Have you ever wanted to take a babe out but you didn’t have money enough to even buy chewing gum? You keep postponing the date until the day you finally have 40K for that long awaited date. Deep down, you are so worried you might end up washing the dishes in case she orders for a bowl of crocodile meat.
Well don’t despair, hope is not lost on you. Just read on, you are about to discover how to make your budget date brilliant as long you take my invaluable advice. When the date is done, she will be yours not only for one night but until her heart goes bananas in your arms.

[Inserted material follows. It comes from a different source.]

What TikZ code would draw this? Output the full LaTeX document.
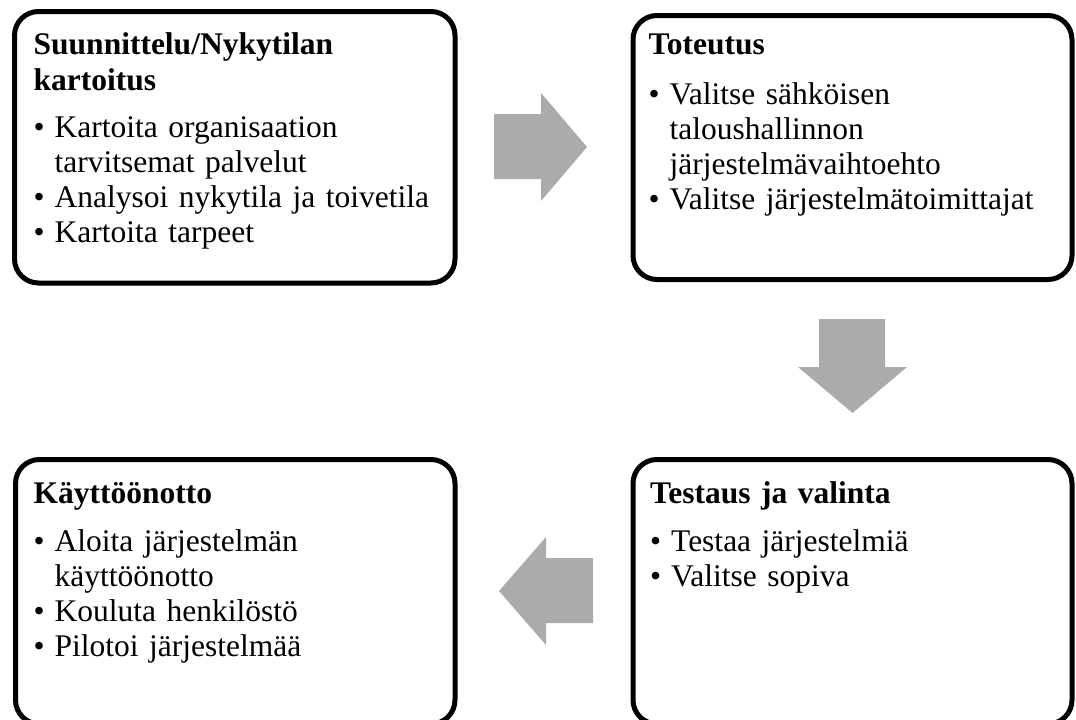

So the day of the date is agreed upon, probably she wants to go out with you out of pity (I pray not brother) or out of genuine interest (then you are a lucky man). First don’t start running around like an orphaned chicken just because she agreed to the date, keep calm it’s time to do your research.
It is the first date so no movies because you will not have quality time, besides, you will have to pay a fortune for a movie she alone knows. Don’t take her bowling or horse riding, lest you end up cleaning horse waste while she stands watching you like a stranded hyena.
Make it different, make it romantic and take her out to a ‘free to enter’ park, a place with trees, water, flowers and benches on a Saturday as the sun goes to sleep. Utilize those promotions I often come across I hear buy one pizza get one free; on a lucky day, you will even get a free soft drink as an addition.
Buy that promotional pizza, jump onto that taxi to the date venue and give her directions on where to find you as I abhor you from borrowing your sisters’ car. Make sure you get there before she does, pick out one those benches by the water just next the pink lilies.
Once she is there, the date can begin; you have promotional pizza, promotional soft drinks, a belle lady by your side, a sleepy sun and water; which girl in their right senses wouldn’t fall in love with you. The sun and water cost nothing; all you will have to spend on is transport and those promotional edibles.
At the end of the date, make sure you pick those lilies and give them to her, jump on the same taxi back home and push her to her door step, a better move than if you turned up in a borrowed car that you will spend more time pushing than driving. You will turn out as the model boyfriend until time immemorial. Remember, you don’t have to give her money on the very first date, you are not her FATHER!!!